In 1981, there were approximately 24,159,000 people living in the state of California. That year, 3,143 people committed the crime of murder. Most people were law abiding, peace loving citizens; very few (only .01% of the population) were murderers. That’s an extraordinarily low number if you stop and think about it. One of these 1981 California murderers (representing only .000004 % of the population) killed his wife and claimed that she ran away from home, leaving her young children and abandoning her family. This killer was a beloved member of the victim’s family and they refused to believe he was responsible for her death, even as I prepared to take the case to trial. I can understand why they would feel this way. It was an extraordinary claim really: a gentle and friendly man, representing only .000004% of the entire population, without any history of violence and without any apparent motive, accused of committing the worst possible crime. The victim’s family repeatedly told me this was an extraordinary claim they simply could not accept, and even after showing them the evidence I gathered prior to trial, they refused to believe it.
The jury trial lasted about a month. Dateline (the NBC news program) was in the courtroom with us during the course of the trial and the correspondent for this show later interviewed me on camera. He was incredulous about the suspect’s involvement. The evidence was entirely circumstantial. That’s not unusual for my cases (all of them have been built on circumstantial evidence), but this one was particularly extraordinary. There wasn’t a single piece of physical evidence. In fact, we didn’t even have the victim’s body. There wasn’t even a crime scene; the case was worked as a “missing person” investigation back in 1981 and no one examined the home where the victim was killed. Of all my circumstantial cases, this was one was definitely the most difficult and “thin”. It was extraordinary on many levels: the unlikely nature of the crime in 1981, the unlikely nature of the suspect and the unlikely nature of the evidence available to us.

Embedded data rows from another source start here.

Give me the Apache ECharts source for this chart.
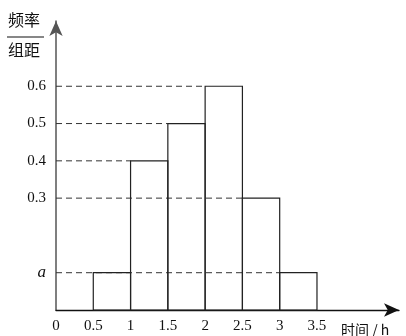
<!DOCTYPE html>
<html><head><meta charset="utf-8">
<script src="https://cdn.jsdelivr.net/npm/echarts@6/dist/echarts.min.js"></script>
<style>html,body{margin:0;padding:0;background:#fff}#c{width:406px;height:336px}</style>
</head><body><div id="c"></div>
<script>
// data
var binStarts = [0.5, 1, 1.5, 2, 2.5, 3];
var binEnds   = [1, 1.5, 2, 2.5, 3, 3.5];
var freqs     = [0.1, 0.4, 0.5, 0.6, 0.3, 0.1];   // 0.1 is shown as "a"
var xTickValues = [0, 0.5, 1, 1.5, 2, 2.5, 3, 3.5];
var xTickLabels = ['0', '0.5', '1', '1.5', '2', '2.5', '3', '3.5'];
var yTickValues = [0.1, 0.3, 0.4, 0.5, 0.6];
var yTickLabels = ['a', '0.3', '0.4', '0.5', '0.6'];

var barData = binStarts.map(function (s, i) { return [s, binEnds[i], freqs[i]]; });
// dashed guide: from y-axis to left edge of the right-most bar of each height
var guideMap = {};
binStarts.forEach(function (s, i) {
  var k = freqs[i];
  if (guideMap[k] === undefined || s > guideMap[k]) guideMap[k] = s;
});
var guideData = Object.keys(guideMap).map(function (k) { return [0, guideMap[k], +k]; });

var serif = '"Liberation Serif","DejaVu Serif",serif';
var chart = echarts.init(document.getElementById('c'), null, {renderer: 'canvas'});
chart.setOption({
  animation: false,
  grid: {left: 56, right: 7, top: 21, bottom: 26},
  xAxis: {
    type: 'value', min: 0, max: 4.6,
    axisLine: {show: true, symbol: ['none', 'arrow'], symbolSize: [10, 15], lineStyle: {color: '#111', width: 1.3}},
    axisTick: {show: false},
    splitLine: {show: false},
    axisLabel: {
      customValues: xTickValues,
      formatter: function (v) { var i = xTickValues.indexOf(v); return i >= 0 ? xTickLabels[i] : ''; },
      color: '#111', fontFamily: serif, fontSize: 15, margin: 9
    }
  },
  yAxis: {
    type: 'value', min: 0, max: 0.775,
    axisLine: {show: true, symbol: ['none', 'arrow'], symbolSize: [10, 15], lineStyle: {color: '#555', width: 1.5}},
    axisTick: {show: false},
    splitLine: {show: false},
    axisLabel: {
      customValues: yTickValues,
      formatter: function (v) {
        var i = yTickValues.indexOf(v); if (i < 0) return '';
        return yTickLabels[i] === 'a' ? '{it|a}' : yTickLabels[i];
      },
      rich: {it: {fontStyle: 'italic', fontFamily: serif, fontSize: 17, color: '#111'}},
      color: '#111', fontFamily: serif, fontSize: 15, margin: 10
    }
  },
  graphic: [
    {type: 'text', left: 8, top: 12, style: {text: '频率', font: '16px "Noto Sans CJK SC"', fill: '#111'}},
    {type: 'line', shape: {x1: 7, y1: 37, x2: 44, y2: 37}, style: {stroke: '#111', lineWidth: 1.2}},
    {type: 'text', left: 8, top: 42, style: {text: '组距', font: '16px "Noto Sans CJK SC"', fill: '#111'}},
    {type: 'text', left: 341, top: 323, style: {text: '时间 / h', font: '14px "Noto Sans CJK SC"', fill: '#111'}}
  ],
  series: [
    {
      type: 'custom', data: guideData, z: 1,
      renderItem: function (params, api) {
        var p0 = api.coord([api.value(0), api.value(2)]);
        var p1 = api.coord([api.value(1), api.value(2)]);
        return {type: 'line', shape: {x1: p0[0], y1: p0[1], x2: p1[0], y2: p1[1]},
          style: {stroke: '#333', lineWidth: 1, lineDash: [6, 4]}};
      }
    },
    {
      type: 'custom', data: barData, z: 2,
      renderItem: function (params, api) {
        var tl = api.coord([api.value(0), api.value(2)]);
        var br = api.coord([api.value(1), 0]);
        return {type: 'rect', shape: {x: tl[0], y: tl[1], width: br[0] - tl[0], height: br[1] - tl[1]},
          style: {fill: 'none', stroke: '#222', lineWidth: 1.2}};
      }
    }
  ]
});
</script></body></html>
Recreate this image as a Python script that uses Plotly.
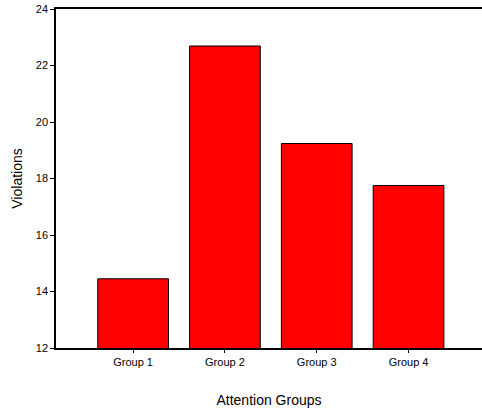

After weeks of testimony, the jury deliberated for only 4 ½ hours. They found the defendant guilty. The family was still unconvinced. The media was equally unmoved. They wanted direct evidence before they would be willing to accept that this kind and gentle man could do something this horrific. Many of them wanted direct evidence before they would even accept the victim was truly dead! As we were preparing to tape the Dateline episode (and prior to the sentencing hearing), skepticism reigned supreme. I was peppered with questions from the interviewer casting doubt on the verdict of the jury. The nature of our evidential case was under fire from every direction. This is an extraordinary charge after all; shouldn’t there be some extraordinary evidence before we lock someone up for the rest of his life? Well, that’s the nature of homicide cases. Thankfully, they are extraordinary and rare. In spite of this reality, jurors draw reasonable conclusions from evidence that is both ordinary and nominal. As a result, I’ve learned that extraordinary claims don’t actually require extraordinary evidence. When the ordinary evidence points to an extraordinary conclusion, jurors are within their right to make a reasonable decision. They do it every day.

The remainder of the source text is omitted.